Aim: Include in the output exactly the lines from the opening of the data through the line containing "timestamps = np.arange(0, 495, 2)", and nothing more.

Information shown:
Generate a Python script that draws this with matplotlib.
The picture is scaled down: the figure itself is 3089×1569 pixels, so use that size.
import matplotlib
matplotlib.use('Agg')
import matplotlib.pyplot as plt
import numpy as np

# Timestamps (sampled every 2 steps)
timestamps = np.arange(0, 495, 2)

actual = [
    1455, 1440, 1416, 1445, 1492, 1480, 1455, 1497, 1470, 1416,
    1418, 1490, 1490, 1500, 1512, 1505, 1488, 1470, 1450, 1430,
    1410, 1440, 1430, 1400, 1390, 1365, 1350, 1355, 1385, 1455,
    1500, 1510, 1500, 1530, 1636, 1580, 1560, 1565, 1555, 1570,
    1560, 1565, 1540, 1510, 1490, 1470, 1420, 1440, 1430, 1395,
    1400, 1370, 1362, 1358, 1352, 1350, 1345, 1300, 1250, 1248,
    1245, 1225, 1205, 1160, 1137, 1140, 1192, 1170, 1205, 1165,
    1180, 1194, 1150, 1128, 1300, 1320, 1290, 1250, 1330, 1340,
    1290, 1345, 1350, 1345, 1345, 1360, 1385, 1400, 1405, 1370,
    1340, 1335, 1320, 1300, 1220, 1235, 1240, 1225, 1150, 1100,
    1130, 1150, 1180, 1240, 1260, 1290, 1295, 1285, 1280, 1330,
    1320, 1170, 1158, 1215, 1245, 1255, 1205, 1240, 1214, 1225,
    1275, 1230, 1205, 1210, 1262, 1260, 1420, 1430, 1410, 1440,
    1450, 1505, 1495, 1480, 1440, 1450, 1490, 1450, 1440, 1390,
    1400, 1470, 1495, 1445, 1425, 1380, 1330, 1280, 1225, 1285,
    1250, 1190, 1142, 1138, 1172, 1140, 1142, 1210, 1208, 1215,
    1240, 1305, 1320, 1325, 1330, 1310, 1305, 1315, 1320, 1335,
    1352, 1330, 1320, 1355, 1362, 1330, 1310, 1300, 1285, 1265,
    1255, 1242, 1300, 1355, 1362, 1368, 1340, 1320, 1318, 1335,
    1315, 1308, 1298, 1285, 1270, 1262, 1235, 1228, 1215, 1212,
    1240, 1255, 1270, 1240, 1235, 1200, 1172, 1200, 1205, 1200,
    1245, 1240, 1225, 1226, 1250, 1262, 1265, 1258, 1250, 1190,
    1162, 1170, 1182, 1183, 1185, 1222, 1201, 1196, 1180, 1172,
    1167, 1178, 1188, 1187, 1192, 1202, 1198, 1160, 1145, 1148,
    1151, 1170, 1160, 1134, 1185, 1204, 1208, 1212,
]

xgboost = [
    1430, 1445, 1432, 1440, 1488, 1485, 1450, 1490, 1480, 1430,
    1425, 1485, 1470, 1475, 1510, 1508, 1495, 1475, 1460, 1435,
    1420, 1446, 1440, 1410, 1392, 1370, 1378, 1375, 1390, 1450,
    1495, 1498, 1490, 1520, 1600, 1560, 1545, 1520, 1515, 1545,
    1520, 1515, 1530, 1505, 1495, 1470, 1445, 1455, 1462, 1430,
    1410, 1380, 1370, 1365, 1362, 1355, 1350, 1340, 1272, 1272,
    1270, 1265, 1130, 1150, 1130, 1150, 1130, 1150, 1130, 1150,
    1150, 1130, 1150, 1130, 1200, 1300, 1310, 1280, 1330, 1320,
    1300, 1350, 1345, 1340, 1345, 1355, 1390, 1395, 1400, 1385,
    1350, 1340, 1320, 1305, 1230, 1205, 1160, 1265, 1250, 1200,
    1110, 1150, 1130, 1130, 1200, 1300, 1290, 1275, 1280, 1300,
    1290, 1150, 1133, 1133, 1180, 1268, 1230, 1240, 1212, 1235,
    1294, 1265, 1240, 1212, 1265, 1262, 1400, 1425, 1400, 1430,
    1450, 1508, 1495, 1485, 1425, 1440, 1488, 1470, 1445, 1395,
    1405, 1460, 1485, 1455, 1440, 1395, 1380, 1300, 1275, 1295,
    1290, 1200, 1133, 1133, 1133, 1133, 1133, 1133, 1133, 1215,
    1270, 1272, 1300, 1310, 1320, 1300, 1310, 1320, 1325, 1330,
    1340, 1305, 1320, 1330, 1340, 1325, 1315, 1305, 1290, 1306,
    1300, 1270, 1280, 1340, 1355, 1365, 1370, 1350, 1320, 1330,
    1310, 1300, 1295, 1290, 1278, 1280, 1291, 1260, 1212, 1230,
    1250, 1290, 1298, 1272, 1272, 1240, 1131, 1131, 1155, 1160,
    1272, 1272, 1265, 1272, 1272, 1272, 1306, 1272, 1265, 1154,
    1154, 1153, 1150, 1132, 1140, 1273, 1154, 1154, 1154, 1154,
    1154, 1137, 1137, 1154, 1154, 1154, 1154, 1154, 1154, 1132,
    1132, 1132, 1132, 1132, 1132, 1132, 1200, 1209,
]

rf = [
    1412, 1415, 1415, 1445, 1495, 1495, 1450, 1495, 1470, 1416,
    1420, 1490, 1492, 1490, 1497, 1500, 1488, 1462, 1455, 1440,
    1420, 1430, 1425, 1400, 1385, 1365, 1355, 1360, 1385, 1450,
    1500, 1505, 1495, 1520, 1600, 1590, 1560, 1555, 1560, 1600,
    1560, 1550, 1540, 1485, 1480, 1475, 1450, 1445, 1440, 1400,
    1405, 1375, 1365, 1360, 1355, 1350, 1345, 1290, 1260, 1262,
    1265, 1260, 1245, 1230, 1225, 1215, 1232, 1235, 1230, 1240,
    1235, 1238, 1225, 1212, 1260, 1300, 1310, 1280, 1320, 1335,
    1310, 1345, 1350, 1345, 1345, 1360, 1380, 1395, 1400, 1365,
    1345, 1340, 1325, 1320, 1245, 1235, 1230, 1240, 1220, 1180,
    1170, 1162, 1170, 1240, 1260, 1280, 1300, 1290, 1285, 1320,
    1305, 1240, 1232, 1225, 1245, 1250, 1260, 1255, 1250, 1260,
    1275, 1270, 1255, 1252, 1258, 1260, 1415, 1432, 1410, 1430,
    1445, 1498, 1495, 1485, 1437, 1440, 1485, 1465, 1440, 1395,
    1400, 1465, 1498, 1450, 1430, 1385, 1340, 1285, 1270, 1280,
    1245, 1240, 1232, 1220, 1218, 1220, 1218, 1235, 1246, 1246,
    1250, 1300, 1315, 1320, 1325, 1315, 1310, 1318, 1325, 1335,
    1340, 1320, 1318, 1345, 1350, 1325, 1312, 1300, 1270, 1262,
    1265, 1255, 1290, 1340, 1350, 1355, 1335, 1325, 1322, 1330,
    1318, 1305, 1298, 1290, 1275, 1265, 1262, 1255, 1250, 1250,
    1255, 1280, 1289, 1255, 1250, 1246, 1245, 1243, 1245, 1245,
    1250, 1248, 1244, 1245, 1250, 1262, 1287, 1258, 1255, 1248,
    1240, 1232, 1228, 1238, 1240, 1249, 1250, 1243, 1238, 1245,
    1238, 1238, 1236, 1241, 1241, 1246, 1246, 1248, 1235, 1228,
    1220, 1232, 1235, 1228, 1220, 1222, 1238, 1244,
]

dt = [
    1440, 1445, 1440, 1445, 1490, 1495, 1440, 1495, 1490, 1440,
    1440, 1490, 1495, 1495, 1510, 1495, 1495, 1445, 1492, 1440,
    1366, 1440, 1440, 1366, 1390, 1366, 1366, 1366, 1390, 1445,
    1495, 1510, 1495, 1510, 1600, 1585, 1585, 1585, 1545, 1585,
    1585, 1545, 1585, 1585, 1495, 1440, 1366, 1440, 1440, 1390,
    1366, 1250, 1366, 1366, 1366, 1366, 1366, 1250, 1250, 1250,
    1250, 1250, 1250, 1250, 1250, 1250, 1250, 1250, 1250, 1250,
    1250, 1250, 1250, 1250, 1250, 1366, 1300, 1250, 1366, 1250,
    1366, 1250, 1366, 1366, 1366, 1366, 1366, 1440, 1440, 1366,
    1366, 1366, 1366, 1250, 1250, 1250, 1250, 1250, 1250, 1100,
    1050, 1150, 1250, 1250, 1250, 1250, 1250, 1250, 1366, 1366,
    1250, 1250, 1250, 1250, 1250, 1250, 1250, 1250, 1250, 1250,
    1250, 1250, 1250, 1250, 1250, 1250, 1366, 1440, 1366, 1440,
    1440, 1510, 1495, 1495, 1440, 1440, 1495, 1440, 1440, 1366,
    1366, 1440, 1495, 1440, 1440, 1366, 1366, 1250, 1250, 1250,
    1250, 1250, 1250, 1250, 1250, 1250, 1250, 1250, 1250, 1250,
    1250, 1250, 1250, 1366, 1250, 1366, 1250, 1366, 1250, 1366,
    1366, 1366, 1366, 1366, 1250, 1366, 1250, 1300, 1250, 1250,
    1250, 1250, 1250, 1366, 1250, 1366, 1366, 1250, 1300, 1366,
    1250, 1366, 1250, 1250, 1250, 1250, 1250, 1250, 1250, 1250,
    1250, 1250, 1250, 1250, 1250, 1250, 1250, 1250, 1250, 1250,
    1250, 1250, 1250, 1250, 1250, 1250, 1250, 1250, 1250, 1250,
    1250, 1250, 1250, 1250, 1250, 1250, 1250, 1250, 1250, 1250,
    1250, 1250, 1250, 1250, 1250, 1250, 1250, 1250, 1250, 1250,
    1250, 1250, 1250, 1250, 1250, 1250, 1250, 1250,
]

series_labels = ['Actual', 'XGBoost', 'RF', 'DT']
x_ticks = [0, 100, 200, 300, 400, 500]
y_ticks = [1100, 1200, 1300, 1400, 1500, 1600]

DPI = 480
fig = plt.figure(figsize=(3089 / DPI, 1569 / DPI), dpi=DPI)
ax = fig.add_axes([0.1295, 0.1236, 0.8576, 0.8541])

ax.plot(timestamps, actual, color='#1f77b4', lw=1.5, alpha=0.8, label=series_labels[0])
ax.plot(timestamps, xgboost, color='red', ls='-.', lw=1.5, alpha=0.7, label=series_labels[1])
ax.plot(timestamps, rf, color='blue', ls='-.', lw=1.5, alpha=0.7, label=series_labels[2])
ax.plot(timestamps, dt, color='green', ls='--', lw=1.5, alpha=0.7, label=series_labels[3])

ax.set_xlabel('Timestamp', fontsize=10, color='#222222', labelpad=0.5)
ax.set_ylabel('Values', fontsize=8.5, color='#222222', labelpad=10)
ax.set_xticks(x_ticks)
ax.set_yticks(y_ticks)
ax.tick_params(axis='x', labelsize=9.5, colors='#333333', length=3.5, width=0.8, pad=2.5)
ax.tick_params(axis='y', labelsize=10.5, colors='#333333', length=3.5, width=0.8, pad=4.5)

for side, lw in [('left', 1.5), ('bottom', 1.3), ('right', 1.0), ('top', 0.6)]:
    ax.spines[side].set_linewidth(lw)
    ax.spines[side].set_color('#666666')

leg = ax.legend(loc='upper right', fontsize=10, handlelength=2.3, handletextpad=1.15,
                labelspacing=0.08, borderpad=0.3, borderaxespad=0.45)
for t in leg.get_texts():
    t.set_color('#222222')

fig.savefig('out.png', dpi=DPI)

Output of the exercise:
Generate a Python script that draws this with matplotlib.
The picture is scaled down: the figure itself is 3089×1569 pixels, so use that size.
import matplotlib
matplotlib.use('Agg')
import matplotlib.pyplot as plt
import numpy as np

# Timestamps (sampled every 2 steps)
timestamps = np.arange(0, 495, 2)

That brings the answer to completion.